Mini Scottish tour in March

Opportunity presented itself for brief Highland fling. I managed to purchase an inexpensive Caledonian sleeper ticket from Scotrail on 1st February for travel on 10th March. The thirty eight day wait was almost too much. Took the Salsa Vaya ‘2’ 2011 model equipped with small bar bag for valuables, and two Axiom 45l waterproof modular panniers.

After a mild, dry spell, the forecast for the trip was for freezing cold snow showers. The panniers coped well with the necessary extra clothing and kit. The forecast was accurate. Monday 11th March 2013, was possibly the coldest conditions I have ever cycled in.

A bitter Northeasterly swept in over the Moray Firth as I crossed the snow bedecked Kessock bridge. The 800 ft climb to the Eagle telephone mast on the Black Isle did little to warm me up physically, but the panoramic views from the top of the ridge made the spirit glow.

Normally the route would include a crossing of the Firth on the quirky Nigg ferry, but it only runs from May until September. A traverse of the Cromarty road Bridge was necessary and then a bike-unfriendly mile along the A9 led to the turn-off for Evanton and quiet roads. Another snow shower just before the ascent to Ardross on the Struie road was a reminder that this was to be a long haul up the mountain road into the wind. And so it was.

The reward comes with a devastating 4 mile drop down to Edderton on one of the quietest, sweetest lanes on the East coast. A right turn at the bottom soon leads to wonderful Dornoch and Harry Gow’s cafe. Not at all trendy, but “Thoroughly Recommended” in my book for the tired cycle tourist.

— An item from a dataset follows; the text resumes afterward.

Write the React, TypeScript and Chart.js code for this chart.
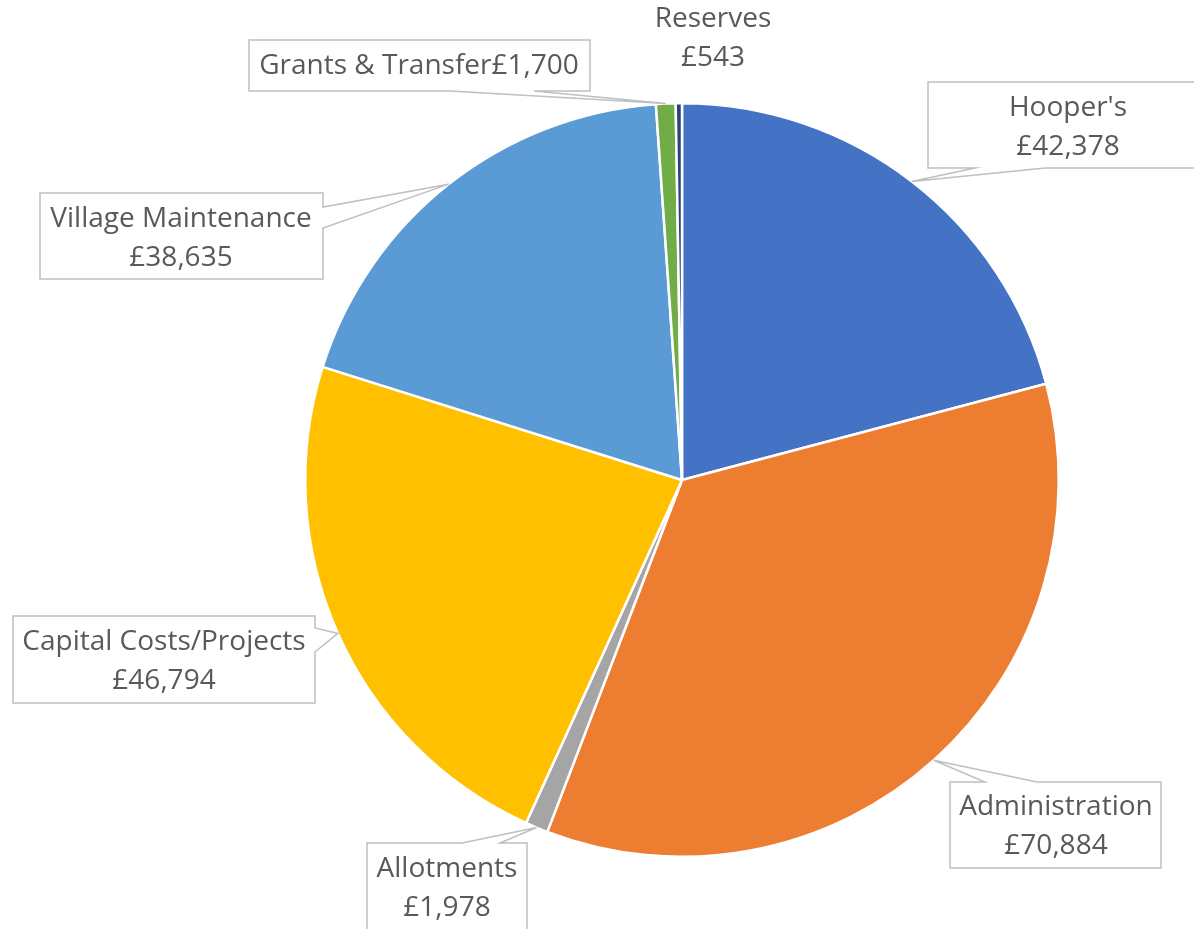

Onto the overnight stop at sleeperzzz.com independent hostel, Rogart, accommodation consisting of converted first class railway carriages. One of my favourite places in the world.

Next morning, accompanied to Lairg into a strong headwind by Frank and Kate, I take the left and right turns towards Ledmore Junction and faraway Ullapool. It is a terrific road to cycle on, with views and vistas competing with each other for your attention. Passing Loch Craggie, the peaks of Cul Mor, Suilven, Canisp and the mighty Ben More Assynt dominate the skyline. Nature is the greatest architect. A brief stop at the Alt motel on the banks of Loch Barralin help to refuel the tiring engine. (Sshh it has a piano!).

Turn left at Ledmore and a rollercoaster road sweeps you up and down towards Ullapool, gifting a fantastic aspect of quirky Stac Pollaidh surrounded by lochs and higher mountains. Finally the second night’s destination is reached from the North

But Ullapool is probably best seen from the Southeast as it protrudes into Loch Broom. Whitewashed and fragile in the lee of the mountains, it is the gateway to Stornaway and the Summer Isles. A smattering of ferry traffic deceives me into thinking that it will be a much busier road, but in truth after just a few miles I am alone again on the road. There’s a stiff climb at Braemar which leads to the plateau of the giants, Beinn Dearg, Sgurr Mor, An Teallach and Ben Wyviss with its vast white flank to the South resembling a sleeping polar bear.

By Garve in the twinkle of an eye, beset by a bizzard, lights on and extra clothing donned it’s not difficult to appreciate one’s mortality when the weather takes such a rapid turn for the worse in the company of these mountains. After twenty minutes it abates but it takes me longer to warm up. I am humbled by the magnificence of this scenery and even though the lowlands offer fine cycling, it is with some sadness that I return to Inverness.


The Salsa Vaya was extremely comfortable and coped admirably with the intermediate load.It has quite a long head tube which alleviated any shoulder/neck pains. I reached 40 miles an hour, the bike felt entirely predictable. I had read criticism of the BB5 brakes, but mine were just fine. I had switched the 700 * 40 tyres to 700 * 32s, for road specific use, but the 40s would have allowed me to explore some off-road tracks.

Into a headwind, one feels like the slowest, worst rider in the world and it’s easy to blame the bike. With a slight tailwind, this machine really took off. The 48/34 by 11/36 was OK on hills up to 10% gradient. With a full touring set-up I would use SRAM’s 40/27 at the front, though I did manage the 16% on Swain’s lane on the way back to Muswell Hill. The Axiom panniers performed well, they are quite lightweight with good room (45l) and seemingly good construction. I encountered plenty of snow showers and there was not a semblance of moisture ingress to their contents.